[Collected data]
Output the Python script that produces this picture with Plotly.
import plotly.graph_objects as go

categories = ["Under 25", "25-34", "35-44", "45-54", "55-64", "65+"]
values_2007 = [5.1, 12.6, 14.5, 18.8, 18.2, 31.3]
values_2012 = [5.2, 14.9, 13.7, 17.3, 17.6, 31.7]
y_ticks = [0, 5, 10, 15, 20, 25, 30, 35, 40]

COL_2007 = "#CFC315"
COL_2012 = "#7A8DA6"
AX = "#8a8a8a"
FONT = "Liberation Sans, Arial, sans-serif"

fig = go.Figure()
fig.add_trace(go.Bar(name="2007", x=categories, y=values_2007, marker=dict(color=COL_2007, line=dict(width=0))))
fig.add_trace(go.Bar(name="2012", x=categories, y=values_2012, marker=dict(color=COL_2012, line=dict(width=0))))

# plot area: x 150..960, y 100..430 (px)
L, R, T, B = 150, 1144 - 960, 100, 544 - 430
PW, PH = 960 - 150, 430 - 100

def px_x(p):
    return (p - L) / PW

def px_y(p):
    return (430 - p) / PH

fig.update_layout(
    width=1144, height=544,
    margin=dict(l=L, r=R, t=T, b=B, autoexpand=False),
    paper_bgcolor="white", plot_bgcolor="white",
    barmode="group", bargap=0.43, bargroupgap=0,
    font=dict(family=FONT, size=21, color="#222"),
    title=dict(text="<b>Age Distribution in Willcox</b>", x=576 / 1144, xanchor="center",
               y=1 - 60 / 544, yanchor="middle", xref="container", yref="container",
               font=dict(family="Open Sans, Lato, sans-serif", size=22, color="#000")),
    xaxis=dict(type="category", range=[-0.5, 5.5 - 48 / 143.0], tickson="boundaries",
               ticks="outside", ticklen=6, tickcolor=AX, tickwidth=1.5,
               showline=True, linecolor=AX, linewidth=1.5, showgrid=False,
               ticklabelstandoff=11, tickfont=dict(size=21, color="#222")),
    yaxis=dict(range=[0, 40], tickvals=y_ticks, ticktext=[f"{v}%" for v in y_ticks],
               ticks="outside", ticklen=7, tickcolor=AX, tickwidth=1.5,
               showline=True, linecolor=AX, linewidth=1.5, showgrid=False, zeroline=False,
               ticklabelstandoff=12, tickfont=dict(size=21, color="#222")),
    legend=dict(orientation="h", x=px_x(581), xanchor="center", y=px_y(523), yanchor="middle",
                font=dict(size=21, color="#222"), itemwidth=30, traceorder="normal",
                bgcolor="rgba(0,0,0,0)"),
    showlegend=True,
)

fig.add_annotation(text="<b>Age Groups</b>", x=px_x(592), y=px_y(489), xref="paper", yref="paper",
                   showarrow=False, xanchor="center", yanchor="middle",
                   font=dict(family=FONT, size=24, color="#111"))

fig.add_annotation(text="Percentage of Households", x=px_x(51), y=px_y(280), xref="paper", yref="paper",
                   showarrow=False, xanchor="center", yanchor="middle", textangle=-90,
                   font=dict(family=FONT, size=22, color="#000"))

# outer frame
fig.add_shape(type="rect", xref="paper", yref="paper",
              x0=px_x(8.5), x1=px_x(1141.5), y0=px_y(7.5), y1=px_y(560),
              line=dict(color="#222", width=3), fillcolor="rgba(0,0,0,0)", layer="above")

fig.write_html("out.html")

* * *

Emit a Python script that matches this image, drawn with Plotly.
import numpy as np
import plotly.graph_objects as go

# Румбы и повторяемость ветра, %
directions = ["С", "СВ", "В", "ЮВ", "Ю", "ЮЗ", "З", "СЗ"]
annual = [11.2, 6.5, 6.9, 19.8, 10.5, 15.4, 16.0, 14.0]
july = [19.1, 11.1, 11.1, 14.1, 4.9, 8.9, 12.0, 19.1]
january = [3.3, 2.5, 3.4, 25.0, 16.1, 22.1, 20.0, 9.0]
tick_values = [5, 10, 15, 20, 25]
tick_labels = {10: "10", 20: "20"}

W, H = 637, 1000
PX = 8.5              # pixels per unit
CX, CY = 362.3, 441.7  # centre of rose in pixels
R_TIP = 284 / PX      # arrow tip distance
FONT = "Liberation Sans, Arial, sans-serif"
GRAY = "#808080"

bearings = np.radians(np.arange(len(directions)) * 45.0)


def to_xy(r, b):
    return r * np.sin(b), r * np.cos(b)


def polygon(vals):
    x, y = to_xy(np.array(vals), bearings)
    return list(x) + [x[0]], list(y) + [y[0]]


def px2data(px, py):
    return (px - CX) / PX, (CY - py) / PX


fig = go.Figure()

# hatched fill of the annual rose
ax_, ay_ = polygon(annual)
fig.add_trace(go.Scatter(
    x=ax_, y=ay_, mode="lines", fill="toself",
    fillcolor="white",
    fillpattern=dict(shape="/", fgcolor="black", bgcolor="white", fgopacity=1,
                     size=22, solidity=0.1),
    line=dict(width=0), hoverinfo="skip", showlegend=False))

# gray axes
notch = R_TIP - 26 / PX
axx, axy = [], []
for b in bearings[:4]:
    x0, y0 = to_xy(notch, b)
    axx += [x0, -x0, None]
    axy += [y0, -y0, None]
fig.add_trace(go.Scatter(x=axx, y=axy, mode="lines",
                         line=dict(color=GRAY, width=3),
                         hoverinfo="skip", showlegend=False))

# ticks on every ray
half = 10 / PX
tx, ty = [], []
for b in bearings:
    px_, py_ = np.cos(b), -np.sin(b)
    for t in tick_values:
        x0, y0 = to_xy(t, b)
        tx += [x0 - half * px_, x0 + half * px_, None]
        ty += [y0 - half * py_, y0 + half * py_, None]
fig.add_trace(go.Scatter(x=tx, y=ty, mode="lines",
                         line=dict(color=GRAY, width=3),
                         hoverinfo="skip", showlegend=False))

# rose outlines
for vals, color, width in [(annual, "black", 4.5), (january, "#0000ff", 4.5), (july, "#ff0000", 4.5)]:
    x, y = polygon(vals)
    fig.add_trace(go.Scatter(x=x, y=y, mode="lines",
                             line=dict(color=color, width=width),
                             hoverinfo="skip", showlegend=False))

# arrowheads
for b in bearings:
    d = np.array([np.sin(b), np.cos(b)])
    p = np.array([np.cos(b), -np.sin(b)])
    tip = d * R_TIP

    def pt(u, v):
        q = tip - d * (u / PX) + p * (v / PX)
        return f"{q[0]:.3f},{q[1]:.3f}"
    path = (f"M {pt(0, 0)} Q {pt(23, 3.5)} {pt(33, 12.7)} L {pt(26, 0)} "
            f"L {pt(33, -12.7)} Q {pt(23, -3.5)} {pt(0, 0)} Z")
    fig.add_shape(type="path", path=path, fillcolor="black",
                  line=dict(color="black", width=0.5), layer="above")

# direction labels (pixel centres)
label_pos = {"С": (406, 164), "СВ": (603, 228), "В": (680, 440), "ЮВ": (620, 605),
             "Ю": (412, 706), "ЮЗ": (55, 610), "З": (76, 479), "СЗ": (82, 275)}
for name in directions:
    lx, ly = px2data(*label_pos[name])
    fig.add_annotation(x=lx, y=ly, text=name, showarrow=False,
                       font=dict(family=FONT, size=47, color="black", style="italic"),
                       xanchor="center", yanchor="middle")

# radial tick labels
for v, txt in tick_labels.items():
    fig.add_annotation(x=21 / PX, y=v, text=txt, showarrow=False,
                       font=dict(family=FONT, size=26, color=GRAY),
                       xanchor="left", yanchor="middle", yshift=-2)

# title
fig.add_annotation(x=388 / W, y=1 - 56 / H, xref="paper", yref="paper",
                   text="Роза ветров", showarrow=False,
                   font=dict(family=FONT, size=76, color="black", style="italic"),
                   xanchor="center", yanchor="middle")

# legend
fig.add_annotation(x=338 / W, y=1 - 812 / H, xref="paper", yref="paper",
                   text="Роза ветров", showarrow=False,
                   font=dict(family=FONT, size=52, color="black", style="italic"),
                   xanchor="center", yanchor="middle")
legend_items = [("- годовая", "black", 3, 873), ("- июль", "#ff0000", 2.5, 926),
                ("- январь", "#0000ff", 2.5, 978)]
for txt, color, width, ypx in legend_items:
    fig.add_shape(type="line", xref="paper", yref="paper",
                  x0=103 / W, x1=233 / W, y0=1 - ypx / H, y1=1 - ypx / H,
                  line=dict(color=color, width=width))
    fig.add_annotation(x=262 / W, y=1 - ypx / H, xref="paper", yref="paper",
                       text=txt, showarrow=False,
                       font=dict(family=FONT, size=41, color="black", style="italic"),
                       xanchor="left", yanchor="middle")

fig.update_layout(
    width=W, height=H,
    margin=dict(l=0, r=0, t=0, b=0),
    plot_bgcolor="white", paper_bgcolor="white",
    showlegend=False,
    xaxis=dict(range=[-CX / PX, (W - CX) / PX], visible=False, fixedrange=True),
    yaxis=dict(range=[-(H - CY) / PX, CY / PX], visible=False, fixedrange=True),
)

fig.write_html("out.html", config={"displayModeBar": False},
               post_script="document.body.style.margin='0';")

**Exercise:** Copy the records above exactly, beginning at the line that contains "Output the Python" and stopping after the line that contains "y=values_2012, marker=dict(color=COL_2012, line=dict(width=0))))".

**The completed task:**
Output the Python script that produces this picture with Plotly.
import plotly.graph_objects as go

categories = ["Under 25", "25-34", "35-44", "45-54", "55-64", "65+"]
values_2007 = [5.1, 12.6, 14.5, 18.8, 18.2, 31.3]
values_2012 = [5.2, 14.9, 13.7, 17.3, 17.6, 31.7]
y_ticks = [0, 5, 10, 15, 20, 25, 30, 35, 40]

COL_2007 = "#CFC315"
COL_2012 = "#7A8DA6"
AX = "#8a8a8a"
FONT = "Liberation Sans, Arial, sans-serif"

fig = go.Figure()
fig.add_trace(go.Bar(name="2007", x=categories, y=values_2007, marker=dict(color=COL_2007, line=dict(width=0))))
fig.add_trace(go.Bar(name="2012", x=categories, y=values_2012, marker=dict(color=COL_2012, line=dict(width=0))))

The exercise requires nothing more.